At the time he was a farmer in southeastern Oregon and part of growing foods was using pesticides, he said.
"We're growing food. We're making the world orderly," was the mindset, said Kittredge.
"After reading 'Silent Spring" I was put in a terrific double bind by realizing that perhaps we weren't."
Kittredge has since become an accomplished writer, publishing books of essays and short stories and was co-editor on "The Last Best Place: A Montana Anthology." He has taught creative writing at the University of Montana for the last 30 years, and is a past leader of the institute.
Environmental writing brings to light many of the national and international environmental issues, he said.
"We're in an environmental crisis all over the world," said Kittredge. "Lots of things are disappearing and there's a sense of anxiety and urgency in all of that."
And in the midst of this crisis, environmental writers have an opportunity to help people look at the natural world and humanity's place in it, he said. Good writing gets readers to consider their own lives and their own surroundings.
"It's to try and persuade others, somehow through example, to look at their own places," said Kittredge. "You want (readers) to sit there and think about their own lives."
And the importance of "place" is universal, said Condon.
"So many of the writers we all return to, their writing seems to be so connected to a particular place," he said.
For environmental writers, sharing that connection with a place, whether it be a lake where they went fishing with their grandfather, or a mountain they climbed with their kids, becomes almost an obligation.
"It's possible, probably, not to have that so directly and still be a good nature writer, I'm sure it is," he said. "But I think somewhere along the line it's almost an obligation and a responsibility and a great opportunity to get close enough to a place to understand it well enough to write something new and moving about it."

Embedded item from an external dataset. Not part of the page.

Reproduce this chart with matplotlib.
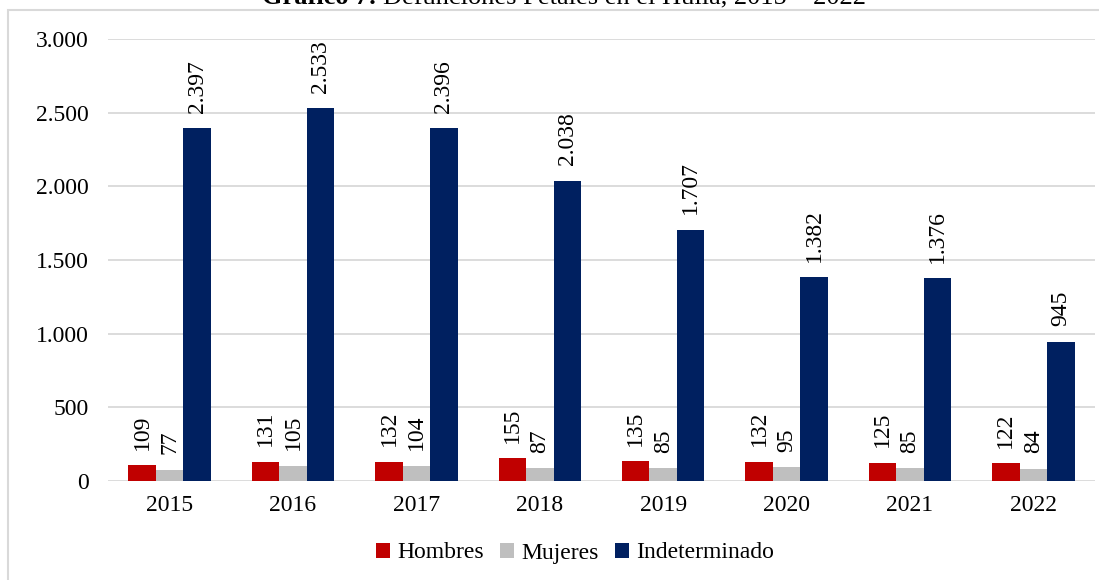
import matplotlib.pyplot as plt
import numpy as np
from matplotlib.patches import Rectangle

years = ["2015", "2016", "2017", "2018", "2019", "2020", "2021", "2022"]
hombres = [109, 131, 132, 155, 135, 132, 125, 122]
mujeres = [77, 105, 104, 87, 85, 95, 85, 84]
indeterminado = [2397, 2533, 2396, 2038, 1707, 1382, 1376, 945]
series_names = ["Hombres", "Mujeres", "Indeterminado"]
colors = ["#c00000", "#bfbfbf", "#002060"]


def fmt(v):
    # separador de miles con punto
    return f"{v:,}".replace(",", ".")


def draw_chart():
    plt.rcParams['font.family'] = ['Liberation Serif', 'DejaVu Serif']
    W, H = 1099, 580
    fig = plt.figure(figsize=(W / 100, H / 100), dpi=100)

    # marco gris del gráfico
    fig.patches.append(Rectangle((8 / W, -0.2), 1.2, 1.2 - 10 / H,
                                 transform=fig.transFigure, fill=False,
                                 edgecolor="#d9d9d9", lw=1.5))

    ax = fig.add_axes([108 / W, 1 - 481 / H, (1095 - 108) / W, (481 - 39) / H])
    x = np.arange(len(years))
    w = 0.223
    for i, (vals, name, c) in enumerate(zip([hombres, mujeres, indeterminado], series_names, colors)):
        pos = x + (i - 1) * w
        ax.bar(pos, vals, width=w, color=c, label=name, zorder=2)
        for p, v in zip(pos, vals):
            ax.annotate(fmt(v), xy=(p, v), xytext=(0, 11), textcoords='offset points',
                        rotation=90, ha='center', va='bottom', fontsize=17)

    ax.set_xlim(-0.5, len(years) - 0.5)
    ax.set_ylim(0, 3000)
    ax.set_yticks(range(0, 3001, 500))
    ax.set_yticklabels([fmt(v) for v in range(0, 3001, 500)])
    ax.set_xticks(x)
    ax.set_xticklabels(years)
    ax.tick_params(axis='both', length=0, labelsize=17)
    ax.tick_params(axis='y', pad=14)
    ax.tick_params(axis='x', pad=10)
    ax.grid(axis='y', color="#d9d9d9", lw=1.3, zorder=0)
    ax.set_axisbelow(True)
    for s in ax.spines.values():
        s.set_visible(False)

    fig.legend(loc='center', bbox_to_anchor=(575 / W, 1 - 553 / H), ncol=3,
               frameon=False, fontsize=17, handlelength=0.6, handleheight=0.6,
               handletextpad=0.3, columnspacing=0.7)

    # título (cortado en la parte superior como en la imagen original)
    ty = 1 - 4 / H
    fig.text(377 / W, ty, "Gráfico 7:", ha='right', va='baseline',
             fontsize=19, fontweight='bold')
    fig.text(383 / W, ty, "Defunciones Fetales en el Huila, 2015 – 2022",
             ha='left', va='baseline', fontsize=19)

    fig.savefig("out.png", dpi=100)


if __name__ == "__main__":
    draw_chart()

Banner agrees and the ability to write about wild places in a way that is stimulating and moving is what makes Duncan an appropriate choice for the institute this year. It is not only his ability to capture what a certain place is like, but to convey its importance, that is moving, she said.
"It makes me love my place even more deeply," she said.

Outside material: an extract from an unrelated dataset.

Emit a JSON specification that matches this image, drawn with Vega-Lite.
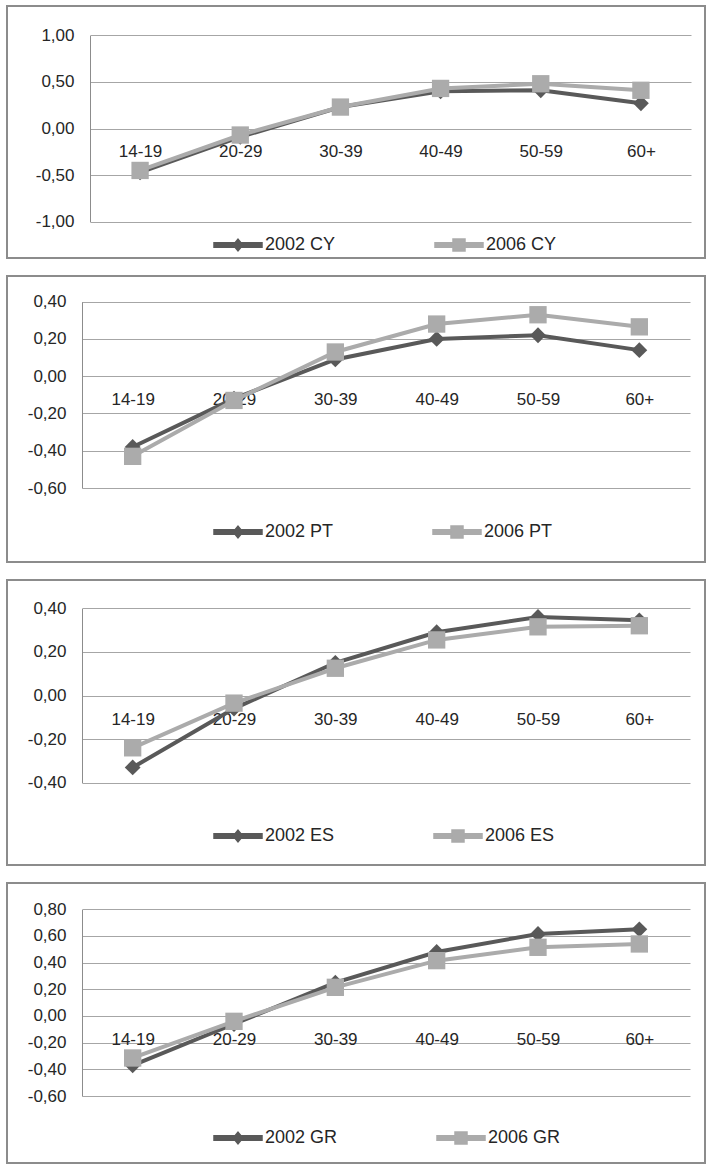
{
  "$schema": "https://vega.github.io/schema/vega-lite/v6.json",
  "padding": {"left": 6, "top": 5, "right": 0, "bottom": 0},
  "background": "white",
  "spacing": 16,
  "data": {
    "values": [
      {"country": "CY", "series": "2002 CY", "age": "14-19", "value": -0.47},
      {"country": "CY", "series": "2002 CY", "age": "20-29", "value": -0.09},
      {"country": "CY", "series": "2002 CY", "age": "30-39", "value": 0.23},
      {"country": "CY", "series": "2002 CY", "age": "40-49", "value": 0.40},
      {"country": "CY", "series": "2002 CY", "age": "50-59", "value": 0.41},
      {"country": "CY", "series": "2002 CY", "age": "60+", "value": 0.27},
      {"country": "CY", "series": "2006 CY", "age": "14-19", "value": -0.45},
      {"country": "CY", "series": "2006 CY", "age": "20-29", "value": -0.07},
      {"country": "CY", "series": "2006 CY", "age": "30-39", "value": 0.23},
      {"country": "CY", "series": "2006 CY", "age": "40-49", "value": 0.43},
      {"country": "CY", "series": "2006 CY", "age": "50-59", "value": 0.48},
      {"country": "CY", "series": "2006 CY", "age": "60+", "value": 0.41},
      {"country": "PT", "series": "2002 PT", "age": "14-19", "value": -0.38},
      {"country": "PT", "series": "2002 PT", "age": "20-29", "value": -0.12},
      {"country": "PT", "series": "2002 PT", "age": "30-39", "value": 0.09},
      {"country": "PT", "series": "2002 PT", "age": "40-49", "value": 0.20},
      {"country": "PT", "series": "2002 PT", "age": "50-59", "value": 0.22},
      {"country": "PT", "series": "2002 PT", "age": "60+", "value": 0.14},
      {"country": "PT", "series": "2006 PT", "age": "14-19", "value": -0.43},
      {"country": "PT", "series": "2006 PT", "age": "20-29", "value": -0.13},
      {"country": "PT", "series": "2006 PT", "age": "30-39", "value": 0.13},
      {"country": "PT", "series": "2006 PT", "age": "40-49", "value": 0.28},
      {"country": "PT", "series": "2006 PT", "age": "50-59", "value": 0.33},
      {"country": "PT", "series": "2006 PT", "age": "60+", "value": 0.265},
      {"country": "ES", "series": "2002 ES", "age": "14-19", "value": -0.33},
      {"country": "ES", "series": "2002 ES", "age": "20-29", "value": -0.06},
      {"country": "ES", "series": "2002 ES", "age": "30-39", "value": 0.15},
      {"country": "ES", "series": "2002 ES", "age": "40-49", "value": 0.29},
      {"country": "ES", "series": "2002 ES", "age": "50-59", "value": 0.36},
      {"country": "ES", "series": "2002 ES", "age": "60+", "value": 0.345},
      {"country": "ES", "series": "2006 ES", "age": "14-19", "value": -0.24},
      {"country": "ES", "series": "2006 ES", "age": "20-29", "value": -0.035},
      {"country": "ES", "series": "2006 ES", "age": "30-39", "value": 0.125},
      {"country": "ES", "series": "2006 ES", "age": "40-49", "value": 0.255},
      {"country": "ES", "series": "2006 ES", "age": "50-59", "value": 0.315},
      {"country": "ES", "series": "2006 ES", "age": "60+", "value": 0.32},
      {"country": "GR", "series": "2002 GR", "age": "14-19", "value": -0.37},
      {"country": "GR", "series": "2002 GR", "age": "20-29", "value": -0.06},
      {"country": "GR", "series": "2002 GR", "age": "30-39", "value": 0.25},
      {"country": "GR", "series": "2002 GR", "age": "40-49", "value": 0.48},
      {"country": "GR", "series": "2002 GR", "age": "50-59", "value": 0.615},
      {"country": "GR", "series": "2002 GR", "age": "60+", "value": 0.65},
      {"country": "GR", "series": "2006 GR", "age": "14-19", "value": -0.315},
      {"country": "GR", "series": "2006 GR", "age": "20-29", "value": -0.04},
      {"country": "GR", "series": "2006 GR", "age": "30-39", "value": 0.215},
      {"country": "GR", "series": "2006 GR", "age": "40-49", "value": 0.415},
      {"country": "GR", "series": "2006 GR", "age": "50-59", "value": 0.515},
      {"country": "GR", "series": "2006 GR", "age": "60+", "value": 0.54}
    ]
  },
  "resolve": {"scale": {"x": "independent", "y": "independent", "color": "independent"}},
  "vconcat": [
    {
      "width": 698, "height": 252,
      "transform": [{"filter": "datum.country == 'CY'"}],
      "encoding": {
        "x": {"field": "age", "type": "ordinal", "sort": ["14-19", "20-29", "30-39", "40-49", "50-59", "60+"],
          "scale": {"range": [83, 684], "padding": 0.5},
          "axis": {"orient": "bottom", "offset": -129.3, "labelPadding": 23, "labelBaseline": "middle", "labelAngle": 0, "domain": false, "grid": false, "title": null}},
        "y": {"field": "value", "type": "quantitative",
          "scale": {"domain": [-1, 1], "range": [215.7, 29.3], "nice": false, "zero": false},
          "axis": {"offset": -83, "values": [-1, -0.5, 0, 0.5, 1], "labelExpr": "(datum.value < 0 ? '-' : '') + replace(format(abs(datum.value), '.2f'), '.', ',')", "labelPadding": 16, "domain": true, "grid": true, "title": null}},
        "color": {"field": "series", "type": "nominal", "scale": {"domain": ["2002 CY", "2006 CY"], "range": ["#595959", "#ababab"]},
          "legend": {"orient": "none", "legendX": 206, "legendY": 214, "direction": "horizontal", "title": null, "symbolSize": 2304, "labelOffset": 2, "columnPadding": 96, "padding": 0,
            "encode": {"symbols": {"update": {"shape": {"signal": "indexof(datum.value, '2002') == 0 ? 'M-1,-0.09L1,-0.09L1,0.09L-1,0.09ZM0,-0.24L0.2,0L0,0.24L-0.2,0Z' : 'M-1,-0.09L1,-0.09L1,0.09L-1,0.09ZM-0.25,-0.25L0.25,-0.25L0.25,0.25L-0.25,0.25Z'"}, "size": {"value": 2304}, "fill": {"signal": "indexof(datum.value, '2002') == 0 ? '#595959' : '#ababab'"}, "stroke": {"value": "transparent"}, "opacity": {"value": 1}}}}}}
      },
      "layer": [
        {"mark": {"type": "line", "strokeWidth": 4}},
        {"transform": [{"filter": "indexof(datum.series, '2002') == 0"}], "mark": {"type": "point", "filled": true, "opacity": 1, "shape": "diamond", "size": 250}},
        {"transform": [{"filter": "indexof(datum.series, '2006') == 0"}], "mark": {"type": "point", "filled": true, "opacity": 1, "shape": "square", "size": 300}}
      ]
    },
    {
      "width": 698, "height": 286,
      "transform": [{"filter": "datum.country == 'PT'"}],
      "encoding": {
        "x": {"field": "age", "type": "ordinal", "sort": ["14-19", "20-29", "30-39", "40-49", "50-59", "60+"],
          "scale": {"range": [75, 683], "padding": 0.5},
          "axis": {"orient": "bottom", "offset": -185.8, "labelPadding": 23, "labelBaseline": "middle", "labelAngle": 0, "domain": false, "grid": false, "title": null}},
        "y": {"field": "value", "type": "quantitative",
          "scale": {"domain": [-0.6, 0.4], "range": [212, 25.7], "nice": false, "zero": false},
          "axis": {"offset": -75, "values": [-0.6, -0.4, -0.2, 0, 0.2, 0.4], "labelExpr": "(datum.value < 0 ? '-' : '') + replace(format(abs(datum.value), '.2f'), '.', ',')", "labelPadding": 16, "domain": true, "grid": true, "title": null}},
        "color": {"field": "series", "type": "nominal", "scale": {"domain": ["2002 PT", "2006 PT"], "range": ["#595959", "#ababab"]},
          "legend": {"orient": "none", "legendX": 206, "legendY": 231, "direction": "horizontal", "title": null, "symbolSize": 2304, "labelOffset": 2, "columnPadding": 96, "padding": 0,
            "encode": {"symbols": {"update": {"shape": {"signal": "indexof(datum.value, '2002') == 0 ? 'M-1,-0.09L1,-0.09L1,0.09L-1,0.09ZM0,-0.24L0.2,0L0,0.24L-0.2,0Z' : 'M-1,-0.09L1,-0.09L1,0.09L-1,0.09ZM-0.25,-0.25L0.25,-0.25L0.25,0.25L-0.25,0.25Z'"}, "size": {"value": 2304}, "fill": {"signal": "indexof(datum.value, '2002') == 0 ? '#595959' : '#ababab'"}, "stroke": {"value": "transparent"}, "opacity": {"value": 1}}}}}}
      },
      "layer": [
        {"mark": {"type": "line", "strokeWidth": 4}},
        {"transform": [{"filter": "indexof(datum.series, '2002') == 0"}], "mark": {"type": "point", "filled": true, "opacity": 1, "shape": "diamond", "size": 250}},
        {"transform": [{"filter": "indexof(datum.series, '2006') == 0"}], "mark": {"type": "point", "filled": true, "opacity": 1, "shape": "square", "size": 300}}
      ]
    },
    {
      "width": 698, "height": 285,
      "transform": [{"filter": "datum.country == 'ES'"}],
      "encoding": {
        "x": {"field": "age", "type": "ordinal", "sort": ["14-19", "20-29", "30-39", "40-49", "50-59", "60+"],
          "scale": {"range": [75, 683], "padding": 0.5},
          "axis": {"orient": "bottom", "offset": -169.5, "labelPadding": 24, "labelBaseline": "middle", "labelAngle": 0, "domain": false, "grid": false, "title": null}},
        "y": {"field": "value", "type": "quantitative",
          "scale": {"domain": [-0.4, 0.4], "range": [202.7, 28.3], "nice": false, "zero": false},
          "axis": {"offset": -75, "values": [-0.4, -0.2, 0, 0.2, 0.4], "labelExpr": "(datum.value < 0 ? '-' : '') + replace(format(abs(datum.value), '.2f'), '.', ',')", "labelPadding": 16, "domain": true, "grid": true, "title": null}},
        "color": {"field": "series", "type": "nominal", "scale": {"domain": ["2002 ES", "2006 ES"], "range": ["#595959", "#ababab"]},
          "legend": {"orient": "none", "legendX": 206, "legendY": 231, "direction": "horizontal", "title": null, "symbolSize": 2304, "labelOffset": 2, "columnPadding": 96, "padding": 0,
            "encode": {"symbols": {"update": {"shape": {"signal": "indexof(datum.value, '2002') == 0 ? 'M-1,-0.09L1,-0.09L1,0.09L-1,0.09ZM0,-0.24L0.2,0L0,0.24L-0.2,0Z' : 'M-1,-0.09L1,-0.09L1,0.09L-1,0.09ZM-0.25,-0.25L0.25,-0.25L0.25,0.25L-0.25,0.25Z'"}, "size": {"value": 2304}, "fill": {"signal": "indexof(datum.value, '2002') == 0 ? '#595959' : '#ababab'"}, "stroke": {"value": "transparent"}, "opacity": {"value": 1}}}}}}
      },
      "layer": [
        {"mark": {"type": "line", "strokeWidth": 4}},
        {"transform": [{"filter": "indexof(datum.series, '2002') == 0"}], "mark": {"type": "point", "filled": true, "opacity": 1, "shape": "diamond", "size": 250}},
        {"transform": [{"filter": "indexof(datum.series, '2006') == 0"}], "mark": {"type": "point", "filled": true, "opacity": 1, "shape": "square", "size": 300}}
      ]
    },
    {
      "width": 698, "height": 280,
      "transform": [{"filter": "datum.country == 'GR'"}],
      "encoding": {
        "x": {"field": "age", "type": "ordinal", "sort": ["14-19", "20-29", "30-39", "40-49", "50-59", "60+"],
          "scale": {"range": [75, 683], "padding": 0.5},
          "axis": {"orient": "bottom", "offset": -147, "labelPadding": 23, "labelBaseline": "middle", "labelAngle": 0, "domain": false, "grid": false, "title": null}},
        "y": {"field": "value", "type": "quantitative",
          "scale": {"domain": [-0.6, 0.8], "range": [213, 26.3], "nice": false, "zero": false},
          "axis": {"offset": -75, "values": [-0.6, -0.4, -0.2, 0, 0.2, 0.4, 0.6, 0.8], "labelExpr": "(datum.value < 0 ? '-' : '') + replace(format(abs(datum.value), '.2f'), '.', ',')", "labelPadding": 16, "domain": true, "grid": true, "title": null}},
        "color": {"field": "series", "type": "nominal", "scale": {"domain": ["2002 GR", "2006 GR"], "range": ["#595959", "#ababab"]},
          "legend": {"orient": "none", "legendX": 206, "legendY": 230, "direction": "horizontal", "title": null, "symbolSize": 2304, "labelOffset": 2, "columnPadding": 96, "padding": 0,
            "encode": {"symbols": {"update": {"shape": {"signal": "indexof(datum.value, '2002') == 0 ? 'M-1,-0.09L1,-0.09L1,0.09L-1,0.09ZM0,-0.24L0.2,0L0,0.24L-0.2,0Z' : 'M-1,-0.09L1,-0.09L1,0.09L-1,0.09ZM-0.25,-0.25L0.25,-0.25L0.25,0.25L-0.25,0.25Z'"}, "size": {"value": 2304}, "fill": {"signal": "indexof(datum.value, '2002') == 0 ? '#595959' : '#ababab'"}, "stroke": {"value": "transparent"}, "opacity": {"value": 1}}}}}}
      },
      "layer": [
        {"mark": {"type": "line", "strokeWidth": 4}},
        {"transform": [{"filter": "indexof(datum.series, '2002') == 0"}], "mark": {"type": "point", "filled": true, "opacity": 1, "shape": "diamond", "size": 250}},
        {"transform": [{"filter": "indexof(datum.series, '2006') == 0"}], "mark": {"type": "point", "filled": true, "opacity": 1, "shape": "square", "size": 300}}
      ]
    }
  ],
  "config": {
    "font": "Liberation Sans",
    "view": {"stroke": "#8c8c8c", "strokeWidth": 2},
    "axis": {"labelFont": "Liberation Sans", "labelFontSize": 17, "labelColor": "#262626", "gridColor": "#a6a6a6", "gridWidth": 1, "domainColor": "#8c8c8c", "domainWidth": 1, "ticks": false, "tickSize": 0, "labelOverlap": false, "labelFlush": false},
    "legend": {"labelFont": "Liberation Sans", "labelFontSize": 18, "labelColor": "#262626"}
  }
}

In light of this, having the institute at the Teller Wildlife Refuge makes sense, said Condon. Even though the institute is only five days long, it is an intense time and being at a place where the virtue of the natural world is so accessible is important.
"I think being down at the Teller Wildlife Refuge kind of jump starts everybody," he said. "Kind of reminds them of the beauty and the power of the natural world and makes everything work really well."